[START OF GIVEN DATA]
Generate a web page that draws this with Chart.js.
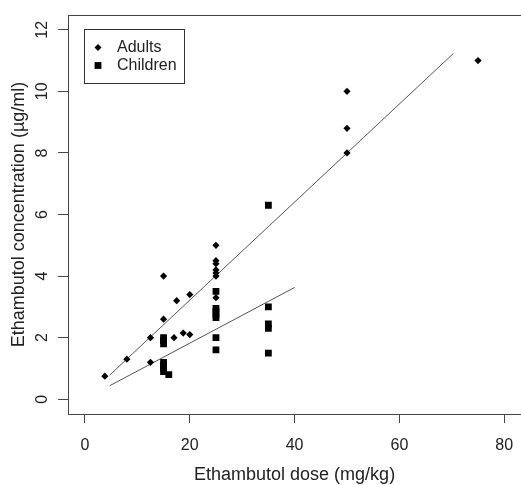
<!DOCTYPE html>
<html><head><meta charset="utf-8">
<script src="https://cdn.jsdelivr.net/npm/chart.js@4/dist/chart.umd.min.js"></script>
<style>html,body{margin:0;padding:0;background:#fff}#wrap{width:521px;height:485px;position:relative}</style>
</head><body><div id="wrap"><canvas id="c" width="521" height="485"></canvas></div>
<script>
// ---- data ----
const seriesLabels = ['Adults', 'Children'];
const adultsDose = [3.8, 8, 12.5, 12.5, 15, 15, 17, 17.5, 18.75, 20, 20, 25, 25, 25, 25, 25, 25, 25, 50, 50, 50, 75];
const adultsConc = [0.75, 1.3, 2.0, 1.2, 2.6, 4.0, 2.0, 3.2, 2.15, 2.1, 3.4, 5.0, 4.5, 4.4, 4.2, 4.1, 4.0, 3.3, 10.0, 8.8, 8.0, 11.0];
const childrenDose = [15, 15, 15, 15, 15, 15, 15, 16, 25, 25, 25, 25, 25, 25, 25, 35, 35, 35, 35, 35];
const childrenConc = [2.0, 1.9, 1.8, 1.2, 1.1, 1.0, 0.9, 0.8, 3.5, 2.95, 2.85, 2.75, 2.65, 2.0, 1.6, 6.3, 3.0, 2.45, 2.3, 1.5];
const adultFitDose = [4.7, 70.3];
const adultFitConc = [0.78, 11.23];
const childFitDose = [4.75, 40];
const childFitConc = [0.44, 3.63];
const xTicks = [0, 20, 40, 60, 80];
const yTicks = [0, 2, 4, 6, 8, 10, 12];
const xTitle = 'Ethambutol dose (mg/kg)';
const yTitle = 'Ethambutol concentration (\u00B5g/ml)';

const pts = (xs, ys) => xs.map((x, i) => ({x: x, y: ys[i]}));
const FONT = '"Liberation Sans", Arial, sans-serif';

const boxPlugin = {
  id: 'rbox',
  beforeDatasetsDraw(chart) {
    const a = chart.chartArea, ctx = chart.ctx;
    ctx.save();
    ctx.strokeStyle = '#444';
    ctx.lineWidth = 1;
    const l = Math.floor(a.left) + 0.5, t = Math.floor(a.top) + 0.5, b = Math.floor(a.bottom) + 0.5, r = Math.floor(a.right) + 0.5;
    ctx.strokeRect(l, t, r - l, b - t);
    ctx.restore();
  }
};

const legendPlugin = {
  id: 'rlegend',
  afterDatasetsDraw(chart) {
    const ctx = chart.ctx;
    ctx.save();
    ctx.strokeStyle = '#333';
    ctx.lineWidth = 1;
    ctx.strokeRect(84.5, 29.5, 100, 54);
    ctx.fillStyle = '#000';
    const dx = 98, dy = 47.5, r = 3.5;
    ctx.beginPath();
    ctx.moveTo(dx - r, dy); ctx.lineTo(dx, dy - r); ctx.lineTo(dx + r, dy); ctx.lineTo(dx, dy + r);
    ctx.closePath(); ctx.fill();
    ctx.fillRect(98 - 3.4, 65.5 - 3.4, 6.8, 6.8);
    ctx.fillStyle = '#222';
    ctx.font = '16px ' + FONT;
    ctx.textBaseline = 'middle';
    ctx.textAlign = 'left';
    ctx.fillText(chart.data.datasets[0].label, 117, 48);
    ctx.fillText(chart.data.datasets[1].label, 117, 66);
    ctx.restore();
  }
};

new Chart(document.getElementById('c'), {
  type: 'scatter',
  data: {
    datasets: [
      {label: seriesLabels[0], data: pts(adultsDose, adultsConc), pointStyle: 'rectRot', pointRadius: 3.6, backgroundColor: '#000', borderWidth: 0, order: 1},
      {label: seriesLabels[1], data: pts(childrenDose, childrenConc), pointStyle: 'rect', pointRadius: 4.8, backgroundColor: '#000', borderWidth: 0, order: 1},
      {label: 'fitA', data: pts(adultFitDose, adultFitConc), showLine: true, pointRadius: 0, borderColor: '#555', borderWidth: 1, order: 2},
      {label: 'fitC', data: pts(childFitDose, childFitConc), showLine: true, pointRadius: 0, borderColor: '#555', borderWidth: 1, order: 2}
    ]
  },
  options: {
    responsive: false,
    animation: false,
    devicePixelRatio: 1,
    layout: {autoPadding: false, padding: {left: 0, top: 15, right: -1.8, bottom: 0}},
    plugins: {legend: {display: false}, tooltip: {enabled: false}},
    scales: {
      x: {
        type: 'linear', min: -3.2, max: 83.2,
        afterBuildTicks: s => { s.ticks = xTicks.map(v => ({value: v})); },
        afterFit: s => { s.height = 71; s.paddingLeft = 0; s.paddingRight = -1.8; },
        border: {display: false},
        grid: {drawOnChartArea: false, drawTicks: true, tickLength: 9, color: '#444'},
        ticks: {font: {family: FONT, size: 16}, color: '#222', padding: 13, maxRotation: 0},
        title: {display: true, text: xTitle, font: {family: FONT, size: 18}, color: '#222', padding: {top: 0, bottom: -1}}
      },
      y: {
        type: 'linear', min: -0.48, max: 12.48,
        afterBuildTicks: s => { s.ticks = yTicks.map(v => ({value: v})); },
        afterFit: s => { s.width = 68.16; s.paddingTop = 0; s.paddingBottom = 0; },
        border: {display: false},
        grid: {drawOnChartArea: false, drawTicks: true, tickLength: 10, color: '#444'},
        ticks: {font: {family: FONT, size: 16}, color: '#222', padding: 7, minRotation: 90, maxRotation: 90, crossAlign: 'center'},
        title: {display: true, text: yTitle, font: {family: FONT, size: 18}, color: '#222', padding: {top: 8, bottom: 0}}
      }
    }
  },
  plugins: [boxPlugin, legendPlugin]
});
</script></body></html>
[END OF GIVEN DATA]
Except for the pictures, reproduce every line exactly.

● **RESULT**
Generate a web page that draws this with Chart.js.
<!DOCTYPE html>
<html><head><meta charset="utf-8">
<script src="https://cdn.jsdelivr.net/npm/chart.js@4/dist/chart.umd.min.js"></script>
<style>html,body{margin:0;padding:0;background:#fff}#wrap{width:521px;height:485px;position:relative}</style>
</head><body><div id="wrap"><canvas id="c" width="521" height="485"></canvas></div>
<script>
// ---- data ----
const seriesLabels = ['Adults', 'Children'];
const adultsDose = [3.8, 8, 12.5, 12.5, 15, 15, 17, 17.5, 18.75, 20, 20, 25, 25, 25, 25, 25, 25, 25, 50, 50, 50, 75];
const adultsConc = [0.75, 1.3, 2.0, 1.2, 2.6, 4.0, 2.0, 3.2, 2.15, 2.1, 3.4, 5.0, 4.5, 4.4, 4.2, 4.1, 4.0, 3.3, 10.0, 8.8, 8.0, 11.0];
const childrenDose = [15, 15, 15, 15, 15, 15, 15, 16, 25, 25, 25, 25, 25, 25, 25, 35, 35, 35, 35, 35];
const childrenConc = [2.0, 1.9, 1.8, 1.2, 1.1, 1.0, 0.9, 0.8, 3.5, 2.95, 2.85, 2.75, 2.65, 2.0, 1.6, 6.3, 3.0, 2.45, 2.3, 1.5];
const adultFitDose = [4.7, 70.3];
const adultFitConc = [0.78, 11.23];
const childFitDose = [4.75, 40];
const childFitConc = [0.44, 3.63];
const xTicks = [0, 20, 40, 60, 80];
const yTicks = [0, 2, 4, 6, 8, 10, 12];
const xTitle = 'Ethambutol dose (mg/kg)';
const yTitle = 'Ethambutol concentration (\u00B5g/ml)';

const pts = (xs, ys) => xs.map((x, i) => ({x: x, y: ys[i]}));
const FONT = '"Liberation Sans", Arial, sans-serif';

const boxPlugin = {
  id: 'rbox',
  beforeDatasetsDraw(chart) {
    const a = chart.chartArea, ctx = chart.ctx;
    ctx.save();
    ctx.strokeStyle = '#444';
    ctx.lineWidth = 1;
    const l = Math.floor(a.left) + 0.5, t = Math.floor(a.top) + 0.5, b = Math.floor(a.bottom) + 0.5, r = Math.floor(a.right) + 0.5;
    ctx.strokeRect(l, t, r - l, b - t);
    ctx.restore();
  }
};

const legendPlugin = {
  id: 'rlegend',
  afterDatasetsDraw(chart) {
    const ctx = chart.ctx;
    ctx.save();
    ctx.strokeStyle = '#333';
    ctx.lineWidth = 1;
    ctx.strokeRect(84.5, 29.5, 100, 54);
    ctx.fillStyle = '#000';
    const dx = 98, dy = 47.5, r = 3.5;
    ctx.beginPath();
    ctx.moveTo(dx - r, dy); ctx.lineTo(dx, dy - r); ctx.lineTo(dx + r, dy); ctx.lineTo(dx, dy + r);
    ctx.closePath(); ctx.fill();
    ctx.fillRect(98 - 3.4, 65.5 - 3.4, 6.8, 6.8);
    ctx.fillStyle = '#222';
    ctx.font = '16px ' + FONT;
    ctx.textBaseline = 'middle';
    ctx.textAlign = 'left';
    ctx.fillText(chart.data.datasets[0].label, 117, 48);
    ctx.fillText(chart.data.datasets[1].label, 117, 66);
    ctx.restore();
  }
};

new Chart(document.getElementById('c'), {
  type: 'scatter',
  data: {
    datasets: [
      {label: seriesLabels[0], data: pts(adultsDose, adultsConc), pointStyle: 'rectRot', pointRadius: 3.6, backgroundColor: '#000', borderWidth: 0, order: 1},
      {label: seriesLabels[1], data: pts(childrenDose, childrenConc), pointStyle: 'rect', pointRadius: 4.8, backgroundColor: '#000', borderWidth: 0, order: 1},
      {label: 'fitA', data: pts(adultFitDose, adultFitConc), showLine: true, pointRadius: 0, borderColor: '#555', borderWidth: 1, order: 2},
      {label: 'fitC', data: pts(childFitDose, childFitConc), showLine: true, pointRadius: 0, borderColor: '#555', borderWidth: 1, order: 2}
    ]
  },
  options: {
    responsive: false,
    animation: false,
    devicePixelRatio: 1,
    layout: {autoPadding: false, padding: {left: 0, top: 15, right: -1.8, bottom: 0}},
    plugins: {legend: {display: false}, tooltip: {enabled: false}},
    scales: {
      x: {
        type: 'linear', min: -3.2, max: 83.2,
        afterBuildTicks: s => { s.ticks = xTicks.map(v => ({value: v})); },
        afterFit: s => { s.height = 71; s.paddingLeft = 0; s.paddingRight = -1.8; },
        border: {display: false},
        grid: {drawOnChartArea: false, drawTicks: true, tickLength: 9, color: '#444'},
        ticks: {font: {family: FONT, size: 16}, color: '#222', padding: 13, maxRotation: 0},
        title: {display: true, text: xTitle, font: {family: FONT, size: 18}, color: '#222', padding: {top: 0, bottom: -1}}
      },
      y: {
        type: 'linear', min: -0.48, max: 12.48,
        afterBuildTicks: s => { s.ticks = yTicks.map(v => ({value: v})); },
        afterFit: s => { s.width = 68.16; s.paddingTop = 0; s.paddingBottom = 0; },
        border: {display: false},
        grid: {drawOnChartArea: false, drawTicks: true, tickLength: 10, color: '#444'},
        ticks: {font: {family: FONT, size: 16}, color: '#222', padding: 7, minRotation: 90, maxRotation: 90, crossAlign: 'center'},
        title: {display: true, text: yTitle, font: {family: FONT, size: 18}, color: '#222', padding: {top: 8, bottom: 0}}
      }
    }
  },
  plugins: [boxPlugin, legendPlugin]
});
</script></body></html>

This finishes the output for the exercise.